Red Darla Cheese Recalled for Listeria

The Estrella Family Creamery of Montesano, Washington, is recalling its Red Darla cheese because it has the potential to be contaminated with the dangerous, sometimes deadly <"">Listeria monocytogenes pathogens, the U.S. Food and Drug Administration (FDA) just announced.

Red Darla cheese was sold from January 2010 through February 11, 2010 at the Ballard and Seattle’s U-District farmers markets; two Seattle restaurants; retail stores in the Seattle-Tacoma area; and the firm’s retail store in Montesano, Washington. The recalled Red Darla cheese was also sold during this time at a retail market in San Francisco, California and a cheese shop in Springfield, New Jersey.

The recalled cheese is a soft cheese in a three-quarter-pound wheel that is made of cow’s milk and washed in red wine while aging. The product does not contain a lot code. To date, no illnesses in connection with this product have been reported.

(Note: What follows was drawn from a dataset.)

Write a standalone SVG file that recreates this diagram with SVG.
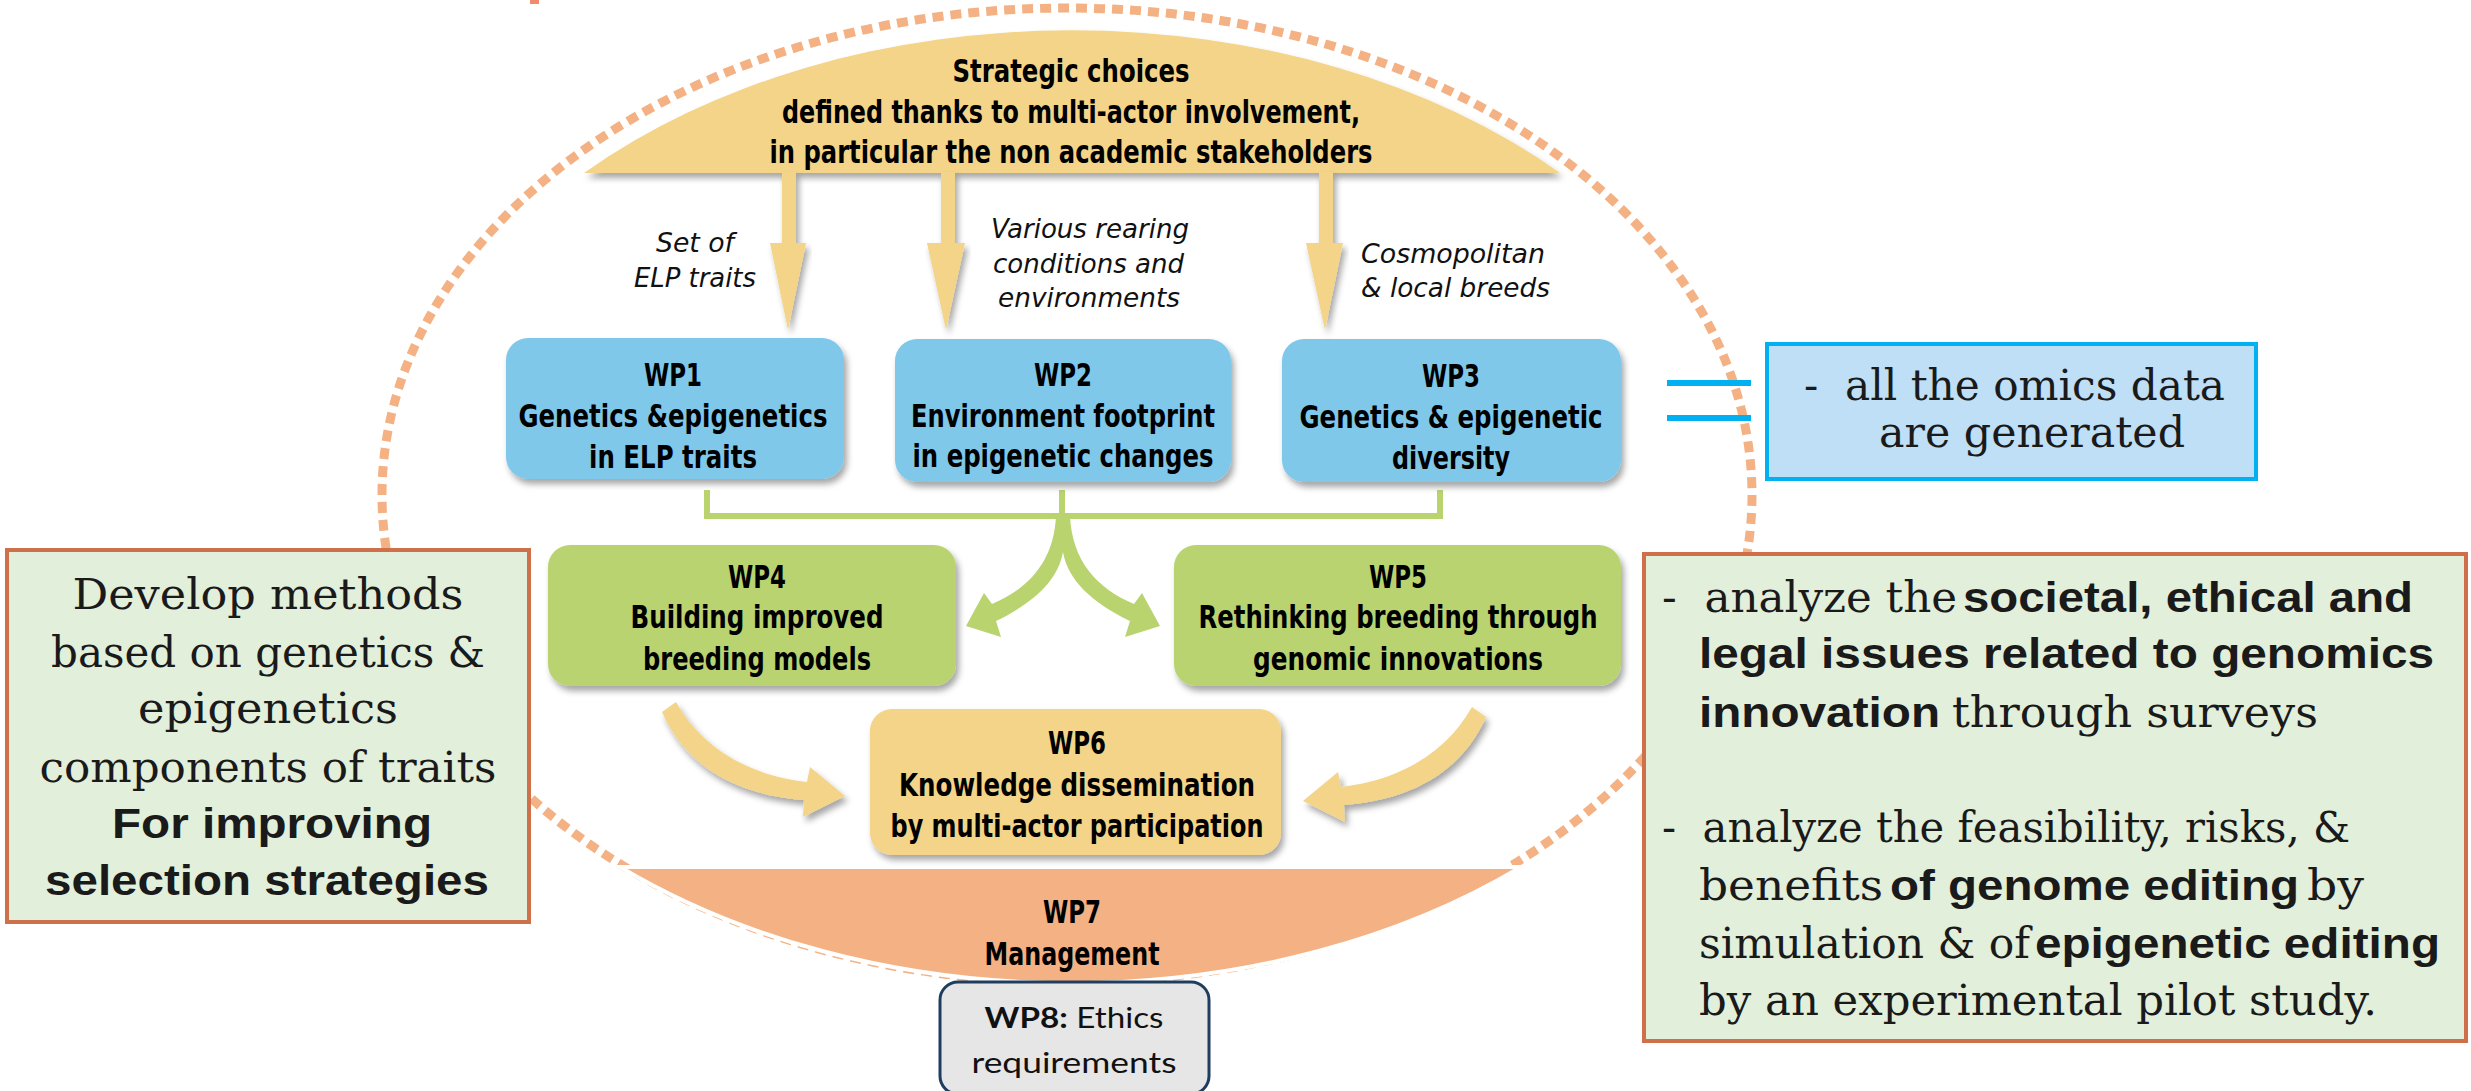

The recall is the result of a routine sampling program by the state of Washington Department of Agriculture (WSDA), which revealed that one wheel of the finished product contained the Listeria monocytogenes bacteria. Estrella Family Creamery has ceased production and distribution of the product while the FDA, the WSDA, and the company continue investigating the cause of the problem.

The FDA is advising consumers who have any Red Darla to return the cheese to the place of purchase for a full refund. Consumers with questions may contact the company at 360-249-6541 between 6:00 am and 8:00 pm Pacific Standard Time.

Listeriosis, the food borne disease caused by the Listeria pathogen, is dangerous and can often be deadly, causing serious and sometimes fatal infections in young children, frail or elderly people, and others with weakened immune systems. Healthy individuals may suffer short-term symptoms, such as high fever, severe headache, stiffness, nausea, abdominal pain, and diarrhea. In pregnant women, Listeriosis can result in miscarriage, stillbirth, or birth of a baby suffering from the infection.

Pregnant women are about 20 times likelier than others to be infected, with about one-third of all Listeriosis cases occurring during pregnancy. Listeriosis can kill fetuses, prompt premature births, and can lead to hearing loss or brain damage in newborns and neurological effects and cardio respiratory failure in adults.